--- START OF Dataset excerpts ---

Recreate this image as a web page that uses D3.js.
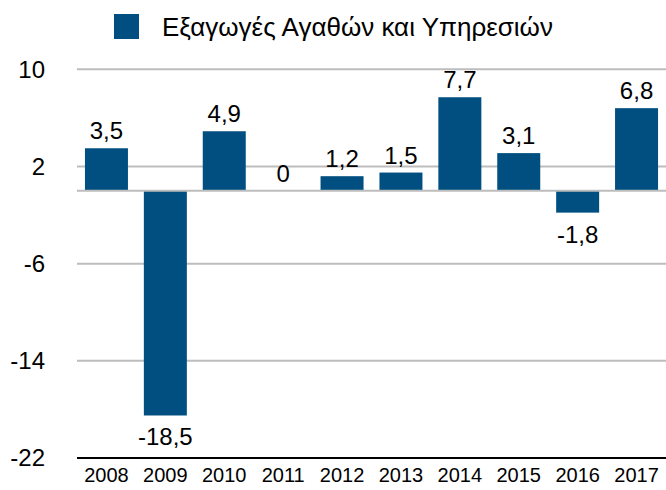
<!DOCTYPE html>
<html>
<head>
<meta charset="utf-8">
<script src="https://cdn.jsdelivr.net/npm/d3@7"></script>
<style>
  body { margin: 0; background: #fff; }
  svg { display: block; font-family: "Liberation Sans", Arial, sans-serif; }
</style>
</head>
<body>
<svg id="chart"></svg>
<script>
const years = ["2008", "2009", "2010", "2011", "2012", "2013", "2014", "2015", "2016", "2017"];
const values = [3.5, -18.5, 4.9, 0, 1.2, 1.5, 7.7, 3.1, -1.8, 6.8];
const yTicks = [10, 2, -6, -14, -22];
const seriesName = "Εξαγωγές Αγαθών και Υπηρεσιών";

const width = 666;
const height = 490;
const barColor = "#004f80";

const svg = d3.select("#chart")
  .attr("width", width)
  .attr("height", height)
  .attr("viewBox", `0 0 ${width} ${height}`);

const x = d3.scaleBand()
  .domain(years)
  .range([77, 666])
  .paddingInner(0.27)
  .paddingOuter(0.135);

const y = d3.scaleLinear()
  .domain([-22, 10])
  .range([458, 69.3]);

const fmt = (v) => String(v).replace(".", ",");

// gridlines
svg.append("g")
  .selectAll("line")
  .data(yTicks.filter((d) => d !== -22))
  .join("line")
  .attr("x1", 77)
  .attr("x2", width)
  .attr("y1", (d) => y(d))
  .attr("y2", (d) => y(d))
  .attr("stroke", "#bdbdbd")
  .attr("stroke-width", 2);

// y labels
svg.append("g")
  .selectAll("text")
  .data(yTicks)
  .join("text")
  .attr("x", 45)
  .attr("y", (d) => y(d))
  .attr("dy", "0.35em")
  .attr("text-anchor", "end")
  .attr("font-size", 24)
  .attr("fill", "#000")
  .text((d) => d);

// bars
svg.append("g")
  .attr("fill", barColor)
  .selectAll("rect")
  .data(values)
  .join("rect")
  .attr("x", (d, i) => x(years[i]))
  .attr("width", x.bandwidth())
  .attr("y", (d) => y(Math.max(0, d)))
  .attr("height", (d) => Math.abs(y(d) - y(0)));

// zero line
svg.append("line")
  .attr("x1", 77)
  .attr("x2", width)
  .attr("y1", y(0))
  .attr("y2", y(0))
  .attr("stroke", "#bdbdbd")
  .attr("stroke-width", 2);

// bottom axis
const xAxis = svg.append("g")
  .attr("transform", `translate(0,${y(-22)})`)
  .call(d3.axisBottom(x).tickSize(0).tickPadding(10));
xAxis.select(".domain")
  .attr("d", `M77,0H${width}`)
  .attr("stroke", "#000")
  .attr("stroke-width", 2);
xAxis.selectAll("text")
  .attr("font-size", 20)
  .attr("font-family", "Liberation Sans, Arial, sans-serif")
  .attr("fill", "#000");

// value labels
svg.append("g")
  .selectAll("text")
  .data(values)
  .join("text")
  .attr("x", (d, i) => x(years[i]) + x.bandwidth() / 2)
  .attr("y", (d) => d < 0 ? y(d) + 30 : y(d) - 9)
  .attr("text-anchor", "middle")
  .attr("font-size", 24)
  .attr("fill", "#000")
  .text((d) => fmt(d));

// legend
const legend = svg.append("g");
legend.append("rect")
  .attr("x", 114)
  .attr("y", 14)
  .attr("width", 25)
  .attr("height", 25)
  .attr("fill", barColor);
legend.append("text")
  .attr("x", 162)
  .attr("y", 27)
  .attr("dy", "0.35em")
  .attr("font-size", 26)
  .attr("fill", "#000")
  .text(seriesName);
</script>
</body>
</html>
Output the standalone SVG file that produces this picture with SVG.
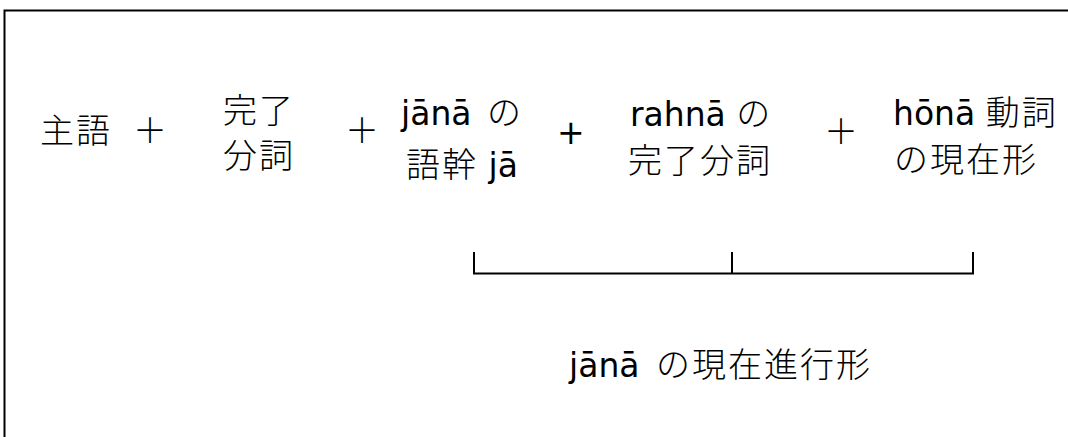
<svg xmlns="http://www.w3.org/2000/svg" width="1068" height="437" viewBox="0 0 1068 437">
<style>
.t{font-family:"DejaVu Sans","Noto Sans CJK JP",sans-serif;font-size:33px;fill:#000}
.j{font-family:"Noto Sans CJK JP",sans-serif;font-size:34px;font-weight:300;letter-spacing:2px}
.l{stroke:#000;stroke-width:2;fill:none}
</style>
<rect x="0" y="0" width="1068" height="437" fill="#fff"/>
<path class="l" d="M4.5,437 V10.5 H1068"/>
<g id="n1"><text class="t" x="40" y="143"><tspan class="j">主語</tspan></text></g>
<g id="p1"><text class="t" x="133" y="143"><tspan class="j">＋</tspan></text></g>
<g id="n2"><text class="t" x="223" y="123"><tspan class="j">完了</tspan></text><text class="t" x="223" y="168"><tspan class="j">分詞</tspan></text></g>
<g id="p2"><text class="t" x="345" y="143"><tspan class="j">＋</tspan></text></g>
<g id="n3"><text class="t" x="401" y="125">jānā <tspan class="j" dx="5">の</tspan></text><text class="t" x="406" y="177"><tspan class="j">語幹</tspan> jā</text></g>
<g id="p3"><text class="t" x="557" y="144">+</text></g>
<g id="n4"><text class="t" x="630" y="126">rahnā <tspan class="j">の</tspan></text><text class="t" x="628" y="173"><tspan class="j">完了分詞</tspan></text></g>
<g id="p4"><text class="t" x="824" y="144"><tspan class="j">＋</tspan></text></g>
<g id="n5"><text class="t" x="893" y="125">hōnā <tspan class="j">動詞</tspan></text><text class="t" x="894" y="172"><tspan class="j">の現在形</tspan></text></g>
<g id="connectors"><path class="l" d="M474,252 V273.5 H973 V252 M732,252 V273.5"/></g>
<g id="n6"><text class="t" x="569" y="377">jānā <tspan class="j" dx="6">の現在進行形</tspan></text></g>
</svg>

--- END OF Dataset excerpts ---

Work to complete = The listing above must be printed again exactly, minus its pictures.

Exercise solution =
Recreate this image as a web page that uses D3.js.
<!DOCTYPE html>
<html>
<head>
<meta charset="utf-8">
<script src="https://cdn.jsdelivr.net/npm/d3@7"></script>
<style>
  body { margin: 0; background: #fff; }
  svg { display: block; font-family: "Liberation Sans", Arial, sans-serif; }
</style>
</head>
<body>
<svg id="chart"></svg>
<script>
const years = ["2008", "2009", "2010", "2011", "2012", "2013", "2014", "2015", "2016", "2017"];
const values = [3.5, -18.5, 4.9, 0, 1.2, 1.5, 7.7, 3.1, -1.8, 6.8];
const yTicks = [10, 2, -6, -14, -22];
const seriesName = "Εξαγωγές Αγαθών και Υπηρεσιών";

const width = 666;
const height = 490;
const barColor = "#004f80";

const svg = d3.select("#chart")
  .attr("width", width)
  .attr("height", height)
  .attr("viewBox", `0 0 ${width} ${height}`);

const x = d3.scaleBand()
  .domain(years)
  .range([77, 666])
  .paddingInner(0.27)
  .paddingOuter(0.135);

const y = d3.scaleLinear()
  .domain([-22, 10])
  .range([458, 69.3]);

const fmt = (v) => String(v).replace(".", ",");

// gridlines
svg.append("g")
  .selectAll("line")
  .data(yTicks.filter((d) => d !== -22))
  .join("line")
  .attr("x1", 77)
  .attr("x2", width)
  .attr("y1", (d) => y(d))
  .attr("y2", (d) => y(d))
  .attr("stroke", "#bdbdbd")
  .attr("stroke-width", 2);

// y labels
svg.append("g")
  .selectAll("text")
  .data(yTicks)
  .join("text")
  .attr("x", 45)
  .attr("y", (d) => y(d))
  .attr("dy", "0.35em")
  .attr("text-anchor", "end")
  .attr("font-size", 24)
  .attr("fill", "#000")
  .text((d) => d);

// bars
svg.append("g")
  .attr("fill", barColor)
  .selectAll("rect")
  .data(values)
  .join("rect")
  .attr("x", (d, i) => x(years[i]))
  .attr("width", x.bandwidth())
  .attr("y", (d) => y(Math.max(0, d)))
  .attr("height", (d) => Math.abs(y(d) - y(0)));

// zero line
svg.append("line")
  .attr("x1", 77)
  .attr("x2", width)
  .attr("y1", y(0))
  .attr("y2", y(0))
  .attr("stroke", "#bdbdbd")
  .attr("stroke-width", 2);

// bottom axis
const xAxis = svg.append("g")
  .attr("transform", `translate(0,${y(-22)})`)
  .call(d3.axisBottom(x).tickSize(0).tickPadding(10));
xAxis.select(".domain")
  .attr("d", `M77,0H${width}`)
  .attr("stroke", "#000")
  .attr("stroke-width", 2);
xAxis.selectAll("text")
  .attr("font-size", 20)
  .attr("font-family", "Liberation Sans, Arial, sans-serif")
  .attr("fill", "#000");

// value labels
svg.append("g")
  .selectAll("text")
  .data(values)
  .join("text")
  .attr("x", (d, i) => x(years[i]) + x.bandwidth() / 2)
  .attr("y", (d) => d < 0 ? y(d) + 30 : y(d) - 9)
  .attr("text-anchor", "middle")
  .attr("font-size", 24)
  .attr("fill", "#000")
  .text((d) => fmt(d));

// legend
const legend = svg.append("g");
legend.append("rect")
  .attr("x", 114)
  .attr("y", 14)
  .attr("width", 25)
  .attr("height", 25)
  .attr("fill", barColor);
legend.append("text")
  .attr("x", 162)
  .attr("y", 27)
  .attr("dy", "0.35em")
  .attr("font-size", 26)
  .attr("fill", "#000")
  .text(seriesName);
</script>
</body>
</html>
Output the standalone SVG file that produces this picture with SVG.
<svg xmlns="http://www.w3.org/2000/svg" width="1068" height="437" viewBox="0 0 1068 437">
<style>
.t{font-family:"DejaVu Sans","Noto Sans CJK JP",sans-serif;font-size:33px;fill:#000}
.j{font-family:"Noto Sans CJK JP",sans-serif;font-size:34px;font-weight:300;letter-spacing:2px}
.l{stroke:#000;stroke-width:2;fill:none}
</style>
<rect x="0" y="0" width="1068" height="437" fill="#fff"/>
<path class="l" d="M4.5,437 V10.5 H1068"/>
<g id="n1"><text class="t" x="40" y="143"><tspan class="j">主語</tspan></text></g>
<g id="p1"><text class="t" x="133" y="143"><tspan class="j">＋</tspan></text></g>
<g id="n2"><text class="t" x="223" y="123"><tspan class="j">完了</tspan></text><text class="t" x="223" y="168"><tspan class="j">分詞</tspan></text></g>
<g id="p2"><text class="t" x="345" y="143"><tspan class="j">＋</tspan></text></g>
<g id="n3"><text class="t" x="401" y="125">jānā <tspan class="j" dx="5">の</tspan></text><text class="t" x="406" y="177"><tspan class="j">語幹</tspan> jā</text></g>
<g id="p3"><text class="t" x="557" y="144">+</text></g>
<g id="n4"><text class="t" x="630" y="126">rahnā <tspan class="j">の</tspan></text><text class="t" x="628" y="173"><tspan class="j">完了分詞</tspan></text></g>
<g id="p4"><text class="t" x="824" y="144"><tspan class="j">＋</tspan></text></g>
<g id="n5"><text class="t" x="893" y="125">hōnā <tspan class="j">動詞</tspan></text><text class="t" x="894" y="172"><tspan class="j">の現在形</tspan></text></g>
<g id="connectors"><path class="l" d="M474,252 V273.5 H973 V252 M732,252 V273.5"/></g>
<g id="n6"><text class="t" x="569" y="377">jānā <tspan class="j" dx="6">の現在進行形</tspan></text></g>
</svg>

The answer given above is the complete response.